I have zero patience for "Zero Hour"

It's the silliest new show of the season!

Published February 14, 2013 5:34PM (EST)

 Anthony Edwards in "Zero Hour"  (ABC)
Anthony Edwards in "Zero Hour" (ABC)

“Zero Hour,” which premieres tonight on ABC, has the distinction of being the silliest drama to premiere since the new TV season started back in September. It’s so silly that watching filled me with pity and awe: This show, a show that’s all the mumbo-jumbo, nonsense conspiracy elements of “Alias,” a bootleg version of a “Twilight Zone” episode that’s going to be dragged out over some 13 episodes, is what ABC wants to air? Why? To make Anthony Edwards (“ER”) deliver lines that would make a soap opera blush? To not let audiences down the way “Lost” did because it clearly makes no sense from the very start? Hapless, feckless, goofy, dumb: Take your pick of adjectives, that is “Zero Hour.”

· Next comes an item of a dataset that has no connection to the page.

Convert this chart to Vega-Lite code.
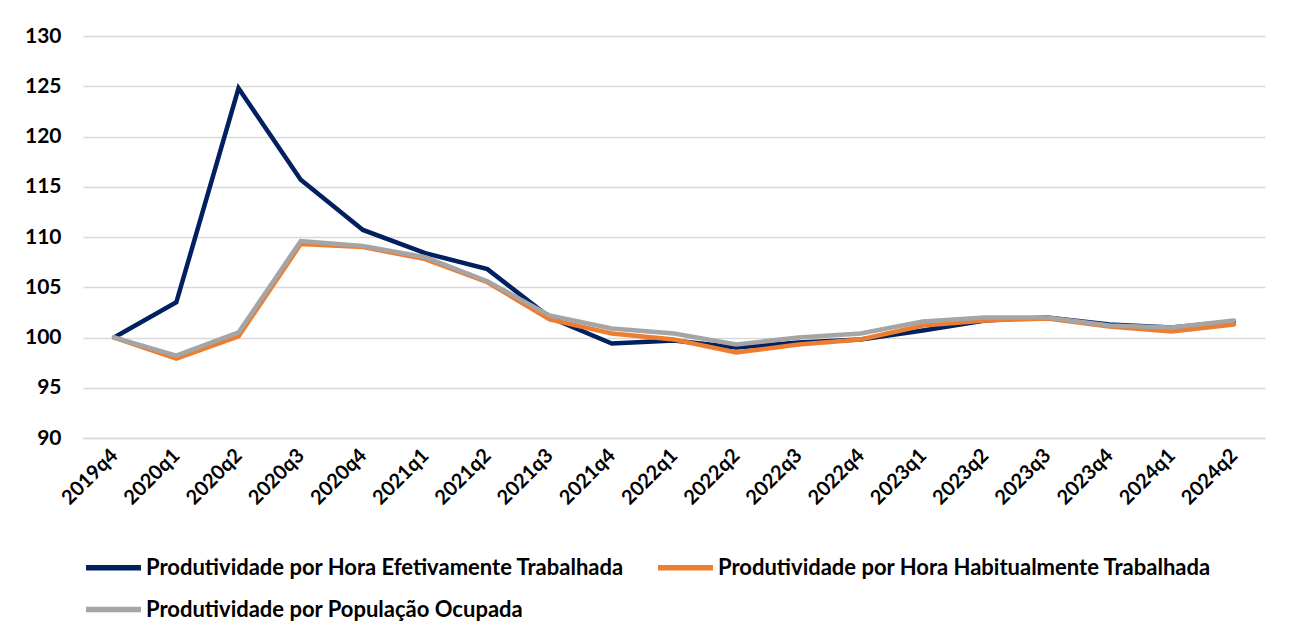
{
  "$schema": "https://vega.github.io/schema/vega-lite/v6.json",
  "width": 1182,
  "height": 402,
  "autosize": {"type": "none"},
  "padding": {"left": 83, "top": 36, "right": 28, "bottom": 206},
  "background": "white",
  "datasets": {
    "wide": [
      {"q": "2019q4", "ef": 100.0, "hab": 100.0, "pop": 100.0},
      {"q": "2020q1", "ef": 103.5, "hab": 97.9, "pop": 98.2},
      {"q": "2020q2", "ef": 124.8, "hab": 100.1, "pop": 100.5},
      {"q": "2020q3", "ef": 115.7, "hab": 109.3, "pop": 109.6},
      {"q": "2020q4", "ef": 110.7, "hab": 109.0, "pop": 109.1},
      {"q": "2021q1", "ef": 108.4, "hab": 107.8, "pop": 108.0},
      {"q": "2021q2", "ef": 106.8, "hab": 105.5, "pop": 105.6},
      {"q": "2021q3", "ef": 102.0, "hab": 101.8, "pop": 102.2},
      {"q": "2021q4", "ef": 99.4, "hab": 100.4, "pop": 100.9},
      {"q": "2022q1", "ef": 99.7, "hab": 99.8, "pop": 100.4},
      {"q": "2022q2", "ef": 99.0, "hab": 98.5, "pop": 99.3},
      {"q": "2022q3", "ef": 99.5, "hab": 99.3, "pop": 100.0},
      {"q": "2022q4", "ef": 99.8, "hab": 99.8, "pop": 100.4},
      {"q": "2023q1", "ef": 100.7, "hab": 101.2, "pop": 101.6},
      {"q": "2023q2", "ef": 101.7, "hab": 101.7, "pop": 102.0},
      {"q": "2023q3", "ef": 102.0, "hab": 101.9, "pop": 102.0},
      {"q": "2023q4", "ef": 101.3, "hab": 101.1, "pop": 101.2},
      {"q": "2024q1", "ef": 101.0, "hab": 100.6, "pop": 101.0},
      {"q": "2024q2", "ef": 101.6, "hab": 101.3, "pop": 101.7}
    ]
  },
  "data": {"name": "wide"},
  "transform": [
    {"fold": ["ef", "hab", "pop"], "as": ["key", "value"]},
    {"lookup": "key", "from": {"data": {"values": [
      {"key": "ef", "serie": "Produtividade por Hora Efetivamente Trabalhada"},
      {"key": "hab", "serie": "Produtividade por Hora Habitualmente Trabalhada"},
      {"key": "pop", "serie": "Produtividade por População Ocupada"}
    ]}, "key": "key", "fields": ["serie"]}}
  ],
  "mark": {"type": "line", "strokeWidth": 4.5, "strokeCap": "round"},
  "encoding": {
    "x": {
      "field": "q", "type": "ordinal", "sort": null,
      "scale": {"type": "point", "padding": 0.5},
      "axis": {
        "title": null, "labelAngle": -45, "labelAlign": "right", "labelBaseline": "middle",
        "labelFont": "Lato", "labelFontWeight": "bold", "labelFontSize": 20, "labelColor": "black",
        "labelPadding": 14,
        "ticks": false, "domain": true, "domainColor": "#d9d9d9", "domainWidth": 1.5,
        "grid": false
      }
    },
    "y": {
      "field": "value", "type": "quantitative",
      "scale": {"domain": [90, 130], "nice": false, "zero": false},
      "axis": {
        "title": null, "values": [90, 95, 100, 105, 110, 115, 120, 125, 130],
        "labelFont": "Lato", "labelFontWeight": "bold", "labelFontSize": 21, "labelColor": "black",
        "labelPadding": 22,
        "ticks": false, "domain": false, "grid": true, "gridColor": "#d9d9d9", "gridWidth": 1.5
      }
    },
    "color": {
      "field": "serie", "type": "nominal",
      "scale": {
        "domain": ["Produtividade por Hora Efetivamente Trabalhada", "Produtividade por Hora Habitualmente Trabalhada", "Produtividade por População Ocupada"],
        "range": ["#002060", "#ED7D31", "#A5A5A5"]
      },
      "legend": {
        "title": null, "orient": "none", "legendX": 0, "legendY": 501, "columns": 2,
        "direction": "horizontal",
        "symbolType": "stroke", "symbolSize": 3025, "symbolStrokeWidth": 5.5,
        "labelFont": "Lato", "labelFontWeight": "bold", "labelFontSize": 22, "labelColor": "black",
        "labelLimit": 700, "columnPadding": 22, "rowPadding": -12, "labelOffset": 2
      }
    }
  },
  "config": {"view": {"stroke": null}}
}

“Zero Hour” begins with a deadly-serious voiceover of a ponderous limerick: “Twelve is divine. Twelve is both the beginning and the end of time.” Tell us how you really feel about the number 12, show! (There is not a man with 12 fingers in the pilot, but even money says one is coming.) It’s Hitler-era Germany and some Rosicrucians, “a secret sect of Christian mystics,” are seriously concerned that a “prophecy” about “end times” is coming true. See, the Nazis have figured out how to create life, and you can tell because they have made an adorable baby who has milky white devil eyes. To prevent the end of the world, the Rosicrucians, gathered in a church, decide they must “preserve that thing that lies in the tunnel beneath us,” a big ol’ something in an enormous body bag that’s been stowed in the sewers and can either prevent or bring about the "zero hour." The Rosicrucians promptly haul it up and put it on a truck, right before the Nazis come in and shoot the place, the Rosicrucians, and a statue of Jesus, up.  Were this show to last more than three episodes, which it shouldn’t, the body bag will prove to hold a crucifix, the fountain of youth, an alien, a space ship, an enormous clock, a golem, a Rambaldi device, etc.

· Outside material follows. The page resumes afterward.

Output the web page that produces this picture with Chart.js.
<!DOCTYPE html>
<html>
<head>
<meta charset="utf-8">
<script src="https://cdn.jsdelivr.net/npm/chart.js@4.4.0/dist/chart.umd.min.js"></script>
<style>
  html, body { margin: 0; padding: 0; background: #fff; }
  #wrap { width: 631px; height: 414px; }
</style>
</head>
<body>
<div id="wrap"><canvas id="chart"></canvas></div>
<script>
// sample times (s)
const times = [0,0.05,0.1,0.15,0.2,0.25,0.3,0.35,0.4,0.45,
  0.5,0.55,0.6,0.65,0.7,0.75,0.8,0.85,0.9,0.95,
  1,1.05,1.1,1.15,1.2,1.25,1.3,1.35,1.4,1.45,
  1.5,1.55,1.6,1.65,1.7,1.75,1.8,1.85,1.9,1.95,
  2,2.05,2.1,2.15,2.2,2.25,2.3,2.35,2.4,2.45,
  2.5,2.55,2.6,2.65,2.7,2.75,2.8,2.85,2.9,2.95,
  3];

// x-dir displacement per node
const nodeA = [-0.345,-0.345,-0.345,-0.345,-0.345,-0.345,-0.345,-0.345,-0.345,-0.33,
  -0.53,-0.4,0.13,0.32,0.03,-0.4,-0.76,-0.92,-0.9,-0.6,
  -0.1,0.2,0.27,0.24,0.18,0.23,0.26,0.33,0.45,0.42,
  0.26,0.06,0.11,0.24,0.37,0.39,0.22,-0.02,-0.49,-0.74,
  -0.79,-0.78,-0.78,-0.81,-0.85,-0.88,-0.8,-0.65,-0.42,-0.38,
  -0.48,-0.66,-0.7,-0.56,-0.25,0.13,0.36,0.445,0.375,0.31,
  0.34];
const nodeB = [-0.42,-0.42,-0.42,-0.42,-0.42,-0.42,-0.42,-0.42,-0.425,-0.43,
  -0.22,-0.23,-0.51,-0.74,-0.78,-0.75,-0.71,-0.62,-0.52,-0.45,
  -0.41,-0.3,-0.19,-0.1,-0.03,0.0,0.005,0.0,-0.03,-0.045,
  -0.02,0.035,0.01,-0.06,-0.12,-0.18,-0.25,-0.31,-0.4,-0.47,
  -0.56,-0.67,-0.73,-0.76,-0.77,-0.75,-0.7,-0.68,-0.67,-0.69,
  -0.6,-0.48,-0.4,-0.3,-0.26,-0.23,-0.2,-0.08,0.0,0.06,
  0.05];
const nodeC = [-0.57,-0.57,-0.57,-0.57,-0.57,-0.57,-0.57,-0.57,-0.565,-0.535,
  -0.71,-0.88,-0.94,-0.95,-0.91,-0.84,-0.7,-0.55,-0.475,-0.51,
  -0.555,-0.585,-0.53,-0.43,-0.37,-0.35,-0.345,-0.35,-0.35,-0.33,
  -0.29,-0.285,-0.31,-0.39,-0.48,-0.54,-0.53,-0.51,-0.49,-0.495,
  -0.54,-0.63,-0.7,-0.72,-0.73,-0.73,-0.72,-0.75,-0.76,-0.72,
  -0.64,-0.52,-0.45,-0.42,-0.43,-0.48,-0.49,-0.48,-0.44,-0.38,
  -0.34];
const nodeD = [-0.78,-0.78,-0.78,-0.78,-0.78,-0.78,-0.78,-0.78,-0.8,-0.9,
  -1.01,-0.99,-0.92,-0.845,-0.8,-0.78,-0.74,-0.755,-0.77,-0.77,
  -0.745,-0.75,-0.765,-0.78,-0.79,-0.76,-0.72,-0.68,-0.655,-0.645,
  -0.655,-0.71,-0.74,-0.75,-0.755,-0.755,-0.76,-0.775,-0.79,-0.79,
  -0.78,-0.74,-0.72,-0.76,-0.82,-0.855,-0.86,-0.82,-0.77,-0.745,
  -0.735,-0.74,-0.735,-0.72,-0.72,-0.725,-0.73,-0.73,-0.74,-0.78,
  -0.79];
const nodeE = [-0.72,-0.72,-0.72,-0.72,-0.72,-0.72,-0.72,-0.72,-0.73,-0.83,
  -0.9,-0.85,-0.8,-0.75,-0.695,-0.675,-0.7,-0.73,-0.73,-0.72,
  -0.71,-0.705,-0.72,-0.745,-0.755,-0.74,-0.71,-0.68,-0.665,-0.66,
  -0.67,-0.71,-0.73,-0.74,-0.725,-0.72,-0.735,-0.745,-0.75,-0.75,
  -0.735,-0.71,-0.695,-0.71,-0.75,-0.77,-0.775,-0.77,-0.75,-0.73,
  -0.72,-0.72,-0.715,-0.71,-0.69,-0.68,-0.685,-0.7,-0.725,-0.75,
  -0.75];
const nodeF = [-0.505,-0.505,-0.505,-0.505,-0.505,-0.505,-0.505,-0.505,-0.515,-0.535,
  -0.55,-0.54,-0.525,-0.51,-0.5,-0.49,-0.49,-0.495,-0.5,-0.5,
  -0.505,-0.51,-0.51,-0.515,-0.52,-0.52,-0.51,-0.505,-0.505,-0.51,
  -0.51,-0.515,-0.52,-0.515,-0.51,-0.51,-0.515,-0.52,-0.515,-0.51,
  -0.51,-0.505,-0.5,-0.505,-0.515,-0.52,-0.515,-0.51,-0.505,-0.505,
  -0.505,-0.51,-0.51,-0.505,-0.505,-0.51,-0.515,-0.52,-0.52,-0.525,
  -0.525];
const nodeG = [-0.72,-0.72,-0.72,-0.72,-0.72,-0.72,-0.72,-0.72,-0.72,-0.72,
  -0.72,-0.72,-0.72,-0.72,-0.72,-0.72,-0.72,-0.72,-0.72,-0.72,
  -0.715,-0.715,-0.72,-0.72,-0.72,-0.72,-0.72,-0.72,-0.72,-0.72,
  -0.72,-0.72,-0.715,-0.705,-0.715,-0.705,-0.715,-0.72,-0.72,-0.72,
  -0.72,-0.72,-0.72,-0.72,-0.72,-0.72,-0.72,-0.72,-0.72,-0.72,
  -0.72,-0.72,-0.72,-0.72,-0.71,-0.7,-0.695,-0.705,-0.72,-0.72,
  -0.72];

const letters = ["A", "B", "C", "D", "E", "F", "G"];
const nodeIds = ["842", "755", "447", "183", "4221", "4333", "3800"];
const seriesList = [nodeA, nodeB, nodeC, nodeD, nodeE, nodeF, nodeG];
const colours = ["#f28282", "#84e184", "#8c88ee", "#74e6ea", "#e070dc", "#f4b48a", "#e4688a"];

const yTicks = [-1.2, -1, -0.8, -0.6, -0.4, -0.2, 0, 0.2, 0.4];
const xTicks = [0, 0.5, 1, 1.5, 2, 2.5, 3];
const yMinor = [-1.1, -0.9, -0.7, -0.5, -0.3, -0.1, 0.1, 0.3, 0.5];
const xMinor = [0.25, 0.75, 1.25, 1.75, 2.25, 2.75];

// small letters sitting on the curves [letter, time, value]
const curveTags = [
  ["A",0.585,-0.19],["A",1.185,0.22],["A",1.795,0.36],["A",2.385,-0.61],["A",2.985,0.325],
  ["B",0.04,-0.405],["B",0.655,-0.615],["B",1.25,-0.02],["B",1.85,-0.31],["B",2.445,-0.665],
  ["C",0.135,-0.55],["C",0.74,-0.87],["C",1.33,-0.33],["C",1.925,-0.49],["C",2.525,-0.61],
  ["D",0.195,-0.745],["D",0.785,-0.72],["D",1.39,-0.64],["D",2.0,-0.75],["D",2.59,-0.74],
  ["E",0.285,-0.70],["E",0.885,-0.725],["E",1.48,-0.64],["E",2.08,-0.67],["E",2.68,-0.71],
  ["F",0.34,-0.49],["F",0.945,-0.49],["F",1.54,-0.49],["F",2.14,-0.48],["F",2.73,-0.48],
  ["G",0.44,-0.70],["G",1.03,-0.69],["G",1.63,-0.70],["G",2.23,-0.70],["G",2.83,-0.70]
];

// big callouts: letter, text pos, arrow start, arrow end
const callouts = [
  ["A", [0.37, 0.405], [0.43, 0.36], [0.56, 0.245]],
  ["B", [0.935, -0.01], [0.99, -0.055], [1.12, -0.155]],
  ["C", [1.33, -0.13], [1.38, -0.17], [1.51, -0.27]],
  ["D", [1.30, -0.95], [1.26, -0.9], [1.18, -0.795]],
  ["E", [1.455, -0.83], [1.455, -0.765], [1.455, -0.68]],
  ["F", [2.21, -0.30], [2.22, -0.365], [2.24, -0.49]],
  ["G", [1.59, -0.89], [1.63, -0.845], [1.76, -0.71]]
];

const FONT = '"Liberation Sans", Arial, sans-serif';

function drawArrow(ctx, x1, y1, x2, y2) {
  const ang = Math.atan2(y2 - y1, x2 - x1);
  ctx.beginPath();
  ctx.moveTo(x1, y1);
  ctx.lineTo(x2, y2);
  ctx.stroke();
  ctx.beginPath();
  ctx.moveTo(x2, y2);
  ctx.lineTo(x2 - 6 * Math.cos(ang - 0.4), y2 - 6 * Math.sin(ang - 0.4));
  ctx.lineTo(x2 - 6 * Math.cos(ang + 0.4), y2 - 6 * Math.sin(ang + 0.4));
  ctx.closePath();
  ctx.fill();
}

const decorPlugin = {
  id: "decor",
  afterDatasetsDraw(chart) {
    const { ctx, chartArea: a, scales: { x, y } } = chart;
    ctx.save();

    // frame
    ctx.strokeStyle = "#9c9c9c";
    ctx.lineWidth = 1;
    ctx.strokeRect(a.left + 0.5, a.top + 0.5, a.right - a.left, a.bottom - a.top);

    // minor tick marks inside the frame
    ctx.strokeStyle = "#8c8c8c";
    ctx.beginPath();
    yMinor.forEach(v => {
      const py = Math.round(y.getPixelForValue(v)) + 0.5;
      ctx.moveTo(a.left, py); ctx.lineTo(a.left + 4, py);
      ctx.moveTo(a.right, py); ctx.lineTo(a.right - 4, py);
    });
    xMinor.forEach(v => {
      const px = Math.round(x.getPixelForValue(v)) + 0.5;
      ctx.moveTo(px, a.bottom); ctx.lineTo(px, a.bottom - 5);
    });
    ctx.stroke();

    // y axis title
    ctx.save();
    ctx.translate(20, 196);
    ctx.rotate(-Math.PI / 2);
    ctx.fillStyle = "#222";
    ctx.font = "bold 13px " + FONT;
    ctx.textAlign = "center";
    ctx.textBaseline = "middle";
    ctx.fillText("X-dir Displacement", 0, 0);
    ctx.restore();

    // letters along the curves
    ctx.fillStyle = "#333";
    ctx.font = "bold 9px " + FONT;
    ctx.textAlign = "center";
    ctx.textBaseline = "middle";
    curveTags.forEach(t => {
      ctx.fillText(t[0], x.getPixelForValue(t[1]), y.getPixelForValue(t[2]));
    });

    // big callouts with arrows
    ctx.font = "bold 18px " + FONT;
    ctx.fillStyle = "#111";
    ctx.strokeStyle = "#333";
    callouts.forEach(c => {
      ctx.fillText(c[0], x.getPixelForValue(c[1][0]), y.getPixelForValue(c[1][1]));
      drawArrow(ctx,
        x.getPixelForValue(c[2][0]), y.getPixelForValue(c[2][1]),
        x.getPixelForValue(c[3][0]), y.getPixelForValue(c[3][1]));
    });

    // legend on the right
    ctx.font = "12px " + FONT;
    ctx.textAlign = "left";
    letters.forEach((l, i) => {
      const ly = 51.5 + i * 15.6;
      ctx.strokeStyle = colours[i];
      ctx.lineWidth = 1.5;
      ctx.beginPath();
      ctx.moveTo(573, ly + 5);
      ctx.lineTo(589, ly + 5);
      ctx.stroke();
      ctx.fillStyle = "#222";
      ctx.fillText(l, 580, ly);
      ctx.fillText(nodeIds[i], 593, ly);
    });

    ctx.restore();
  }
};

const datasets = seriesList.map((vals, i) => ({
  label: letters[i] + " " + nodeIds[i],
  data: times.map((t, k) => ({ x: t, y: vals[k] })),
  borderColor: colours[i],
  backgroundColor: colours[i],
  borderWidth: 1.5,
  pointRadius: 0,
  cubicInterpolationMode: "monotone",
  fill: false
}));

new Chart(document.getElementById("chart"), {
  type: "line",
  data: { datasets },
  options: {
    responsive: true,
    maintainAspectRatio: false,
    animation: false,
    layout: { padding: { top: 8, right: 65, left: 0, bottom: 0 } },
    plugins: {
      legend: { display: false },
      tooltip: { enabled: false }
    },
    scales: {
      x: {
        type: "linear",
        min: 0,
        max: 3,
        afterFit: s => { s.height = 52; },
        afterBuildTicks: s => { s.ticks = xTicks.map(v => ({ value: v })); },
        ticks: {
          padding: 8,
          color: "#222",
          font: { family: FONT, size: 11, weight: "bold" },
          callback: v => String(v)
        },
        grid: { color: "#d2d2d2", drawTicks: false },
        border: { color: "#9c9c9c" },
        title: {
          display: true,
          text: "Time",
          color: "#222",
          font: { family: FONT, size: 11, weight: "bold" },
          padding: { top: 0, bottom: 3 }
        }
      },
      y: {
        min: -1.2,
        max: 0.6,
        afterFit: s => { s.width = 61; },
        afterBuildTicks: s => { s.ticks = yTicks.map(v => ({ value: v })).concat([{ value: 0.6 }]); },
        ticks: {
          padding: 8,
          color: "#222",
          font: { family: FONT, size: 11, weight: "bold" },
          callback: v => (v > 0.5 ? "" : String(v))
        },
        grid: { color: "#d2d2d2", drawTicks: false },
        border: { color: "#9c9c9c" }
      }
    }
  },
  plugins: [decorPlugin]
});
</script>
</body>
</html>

We then jump to the future, where Hank Galiston (Anthony Edwards) and his wife (Jacinda Barrett) are walking through a street fair in Dumbo, all smoochy-moochy. Hank runs a supernatural magazine, but not, like, a crazy one: When his young, gung-ho staffers suggest a story about werewolves, Hank lectures them about how there’s really a medical condition to explain these particular werewolves, so, dig deeper! His wife fixes clocks and has the misfortune of buying a really old one made by the Rosicrucians, one of a set of 12, which contain clues on how to hunt down that mysterious body bag. She is promptly abducted by a super-bad terrorist dude/maybe antichrist looking for the clock, and thus looking to bring about end times again, but Hank and his employees find it instead. Obviously, there is a tiny diamond in the clockworks that has a map engraved on it. By the end of the episode, Hank and an FBI agent are in a WWII-era Nazi U-Boat above the Arctic Circle having their minds blown by a plot twist involving cloning and 12 new apostles and eternal life and Anthony Edwards wearing a swastika. Be assured, this glosses many other insensible things, first among them the really obvious, painful dialogue.

In some world, this show would just embrace how utterly ridiculous it is and be camp: Instead, it is serious. In a just world the zero hour for "Zero Hour" would be nigh, like next week.


By Willa Paskin

Willa Paskin is Salon's staff TV writer.